We are programmed not to die, but to live.
"All great discoveries begin as blasphemy"..... George Bernard Shaw.
And so it was
with Galileo, flight, the wheel, and the coming of anti-biotics. Working on the
premise that the human body is programmed not to die, but to live, a group of
dedicated research scientists has found the gene that controls aging. They go to
great lengths to emphasize that their goal is not to stretch longevity but to
manipulate the gene SIRT1 to eliminate the diseases that end our lives.
They
acknowledge also, since the by-product of their work is indeed the extension of
life, that their work will become the stuff of hyperbole. They worry that their
research will be misinterpreted because the premise is so simple: people get
sick because their repair mechanisms get weakened, not because they get old. The
solution, they say, has been right in front of us all along.
These men and
women were drawn to this research from their bases in MIT, Harvard, the
Universities of California and Texas, and from widely scattered universities
abroad. A core group of cellular and evolutionary biologists began by studying
the genetics of the aging rates of yeast cells. Dr. Cynthia Kenyon set out to
find genes that would allow worms to live longer and found the gene SIR2 that
doubled their life spans. The researchers point out that the evolutionary cycle
from yeast to worm to mouse is billions of years in Darwinian terms.
After that,
the challenge became how to add a compound to the gene - like the natural
compound Resveratrol for example - to see how manipulation can affect cancer,
heart diabetes, neurological and other diseases. They believe diseases can be
postponed - perhaps indefinitely - and because disease and longevity go hand in
hand, longevity will be the by-product. Aging, they say is complicated, but this
approach is a simple concept. In 5 - 10 years, they add, we will know about its
effects on disease. It will take 10 -20 to understand the effects on longevity.
These serious
scientists, appropriately cautious in their claims, emphasize that as scientists
they "are going with the grain of nature, not against it." They stand on the
firm scientific ground of their discoveries and invite others to weigh the moral
implications that flow from them.
Robert Kane
Pappas' documentary moves quickly in short, fast cuts of this unfolding
conversation among the scientists and captures beautifully the passion that
drives them. In their expressions and body movements even more than in their
words, the excitement of their search and discovery is palpable.
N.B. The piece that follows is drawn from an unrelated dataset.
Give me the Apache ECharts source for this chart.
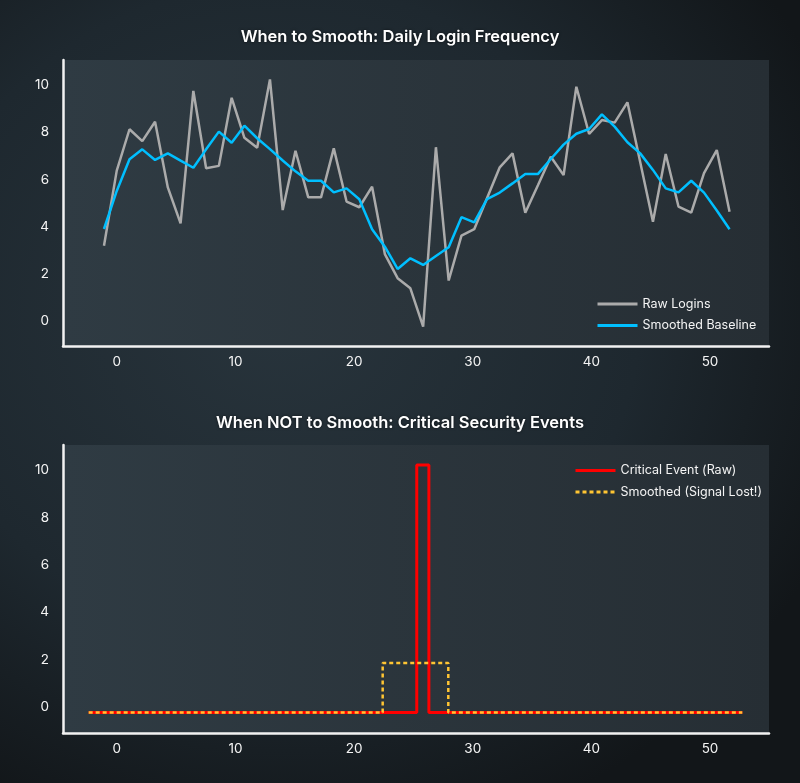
<!DOCTYPE html>
<html>
<head>
<meta http-equiv="Content-Type" content="text/html; charset=utf-8" />
<title>when to smooth</title>
<script type="text/javascript" src="https://cdn.jsdelivr.net/npm/echarts@6/dist/echarts.min.js"></script>
<style>
html, body { margin: 0; padding: 0; }
body {
    width: 800px; height: 783px; overflow: hidden;
    background: radial-gradient(ellipse 75% 70% at 35% 40%, #28343c 0%, #1e282f 60%, #121619 100%);
}
#main { width: 800px; height: 783px; }
</style>
</head>
<body>
<div id="main"></div>
<script type="text/javascript">
// daily logins, one value per day (day 0..49)
var rawLogins = [
    3.20, 6.38, 8.13, 7.63, 8.45, 5.67, 4.15, 9.75, 6.48, 6.58,
    9.46, 7.77, 7.35, 10.24, 4.71, 7.22, 5.25, 5.25, 7.32, 5.07,
    4.83, 5.70, 2.85, 1.83, 1.40, -0.22, 7.37, 1.73, 3.63, 3.90,
    5.21, 6.52, 7.11, 4.60, 5.77, 6.97, 6.19, 9.93, 7.93, 8.52,
    8.41, 9.27, 6.74, 4.22, 7.08, 4.86, 4.60, 6.27, 7.25, 4.64
];
var smoothedBaseline = [
    3.91, 5.52, 6.86, 7.28, 6.83, 7.11, 6.80, 6.50, 7.28, 8.03,
    7.56, 8.28, 7.75, 7.29, 6.81, 6.35, 5.95, 5.95, 5.46, 5.63,
    5.17, 3.90, 3.16, 2.22, 2.67, 2.39, 2.77, 3.14, 4.41, 4.19,
    5.17, 5.45, 5.84, 6.24, 6.24, 6.87, 7.48, 7.94, 8.14, 8.76,
    8.24, 7.58, 7.11, 6.41, 5.63, 5.46, 5.95, 5.45, 4.69, 3.90
];

// security events: break points of the step lines (day, value)
var eventDays = [-1.2, 24.5, 25.45, 50.0];
var eventRaw = [-0.24, 10.22, -0.24, -0.24];
var smoothDays = [-1.2, 21.83, 26.97, 50.0];
var eventSmoothed = [-0.24, 1.85, -0.24, -0.24];

var xTickStep = 10;
var yTickStep = 2;

function pairs(xs, ys) {
    return ys.map(function (v, i) { return [xs[i], v]; });
}
var days = rawLogins.map(function (v, i) { return i; });

var txt = '#f4f4f4';
var fontFam = 'Inter, "Noto Sans", sans-serif';

// labels only on round ticks, the axis ends are not ticks
function tickFmt(step) {
    return function (v) {
        var r = Math.round(v / step) * step;
        return Math.abs(v - r) < 1e-6 ? String(r) : '';
    };
}

function labelAxis(grid) {
    return {
        gridIndex: grid, type: 'value', min: -4.53, max: 54.97, splitNumber: 5,
        axisLine: { show: true, onZero: false, lineStyle: { color: '#f2f2f2', width: 2.5 } },
        axisTick: { show: false },
        splitLine: { show: false },
        axisLabel: {
            color: txt, fontSize: 13.5, fontFamily: fontFam, margin: 9,
            showMinLabel: false, showMaxLabel: false, formatter: tickFmt(xTickStep)
        }
    };
}
// day axis the lines are drawn on (not shown)
function dayAxis(grid) {
    return { gridIndex: grid, type: 'value', min: -3.21, max: 52.09, show: false };
}
function valAxis(grid, mn, mx) {
    return {
        gridIndex: grid, type: 'value', min: mn, max: mx, splitNumber: 6,
        axisLine: { show: true, onZero: false, lineStyle: { color: '#f2f2f2', width: 2.5 } },
        axisTick: { show: false },
        splitLine: { show: false },
        axisLabel: {
            color: txt, fontSize: 13.5, fontFamily: fontFam, margin: 14,
            showMinLabel: false, showMaxLabel: false, formatter: tickFmt(yTickStep)
        }
    };
}

var plotBg = new echarts.graphic.LinearGradient(0, 0, 1, 0, [
    { offset: 0, color: '#2f3b43' },
    { offset: 1, color: '#262e34' }
]);

var titleStyle = {
    color: '#ffffff', fontSize: 16.5, fontWeight: 600, fontFamily: fontFam,
    textShadowColor: 'rgba(0,0,0,0.6)', textShadowBlur: 3
};

var myChart = echarts.init(document.getElementById('main'));
var option = {
    backgroundColor: 'transparent',
    animation: false,
    title: [
        { text: 'When to Smooth: Daily Login Frequency', left: 'center', top: 29, padding: 0, textStyle: titleStyle },
        { text: 'When NOT to Smooth: Critical Security Events', left: 'center', top: 415, padding: 0, textStyle: titleStyle }
    ],
    legend: [
        {
            data: ['Raw Logins', 'Smoothed Baseline'],
            orient: 'vertical', left: 596, top: 297.5, padding: 0,
            itemWidth: 40, itemHeight: 14, itemGap: 8.5,
            itemStyle: { opacity: 0 }, lineStyle: { width: 3 },
            textStyle: { color: txt, fontSize: 12.5, fontFamily: fontFam }
        },
        {
            data: ['Critical Event (Raw)', 'Smoothed (Signal Lost!)'],
            orient: 'vertical', left: 574, top: 464, padding: 0,
            itemWidth: 40, itemHeight: 14, itemGap: 8.5,
            itemStyle: { opacity: 0 }, lineStyle: { width: 3 },
            textStyle: { color: txt, fontSize: 12.5, fontFamily: fontFam }
        }
    ],
    grid: [
        { left: 63, right: 31, top: 60, height: 286, show: true, borderWidth: 0, backgroundColor: plotBg },
        { left: 63, right: 31, top: 445, height: 288, show: true, borderWidth: 0, backgroundColor: plotBg }
    ],
    xAxis: [labelAxis(0), dayAxis(0), labelAxis(1), dayAxis(1)],
    yAxis: [valAxis(0, -1.04, 11.06), valAxis(1, -1.11, 11.07)],
    series: [
        {
            name: 'Raw Logins', type: 'line', xAxisIndex: 1, yAxisIndex: 0,
            data: pairs(days, rawLogins), showSymbol: false, symbol: 'none',
            lineStyle: { color: '#ababab', width: 2.5 }, itemStyle: { color: '#ababab' }
        },
        {
            name: 'Smoothed Baseline', type: 'line', xAxisIndex: 1, yAxisIndex: 0,
            data: pairs(days, smoothedBaseline), showSymbol: false, symbol: 'none',
            lineStyle: { color: '#00bfff', width: 2.5 }, itemStyle: { color: '#00bfff' }
        },
        {
            name: 'Critical Event (Raw)', type: 'line', step: 'end', xAxisIndex: 3, yAxisIndex: 1,
            data: pairs(eventDays, eventRaw), showSymbol: false, symbol: 'none',
            lineStyle: { color: '#ff0000', width: 3 }, itemStyle: { color: '#ff0000' }
        },
        {
            name: 'Smoothed (Signal Lost!)', type: 'line', step: 'end', xAxisIndex: 3, yAxisIndex: 1,
            data: pairs(smoothDays, eventSmoothed), showSymbol: false, symbol: 'none',
            lineStyle: { color: '#ffc533', width: 2.5, type: [4, 3] }, itemStyle: { color: '#ffc533' }
        }
    ]
};
myChart.setOption(option);
</script>
</body>
</html>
We will one day
know the names of Kenyon, Guarante, Westphal, Austriaco, Butler, Kirkwood,
deGray and others. For now I suggest that you - whoever you may be - will be
riveted by this enormously provocative documentary. The scientists are going
full speed ahead; now it's time for all of us to start pondering the
implications. However this unfolds, as Kenyon says, "This ranks with the
discovery of DNA...this will change everything."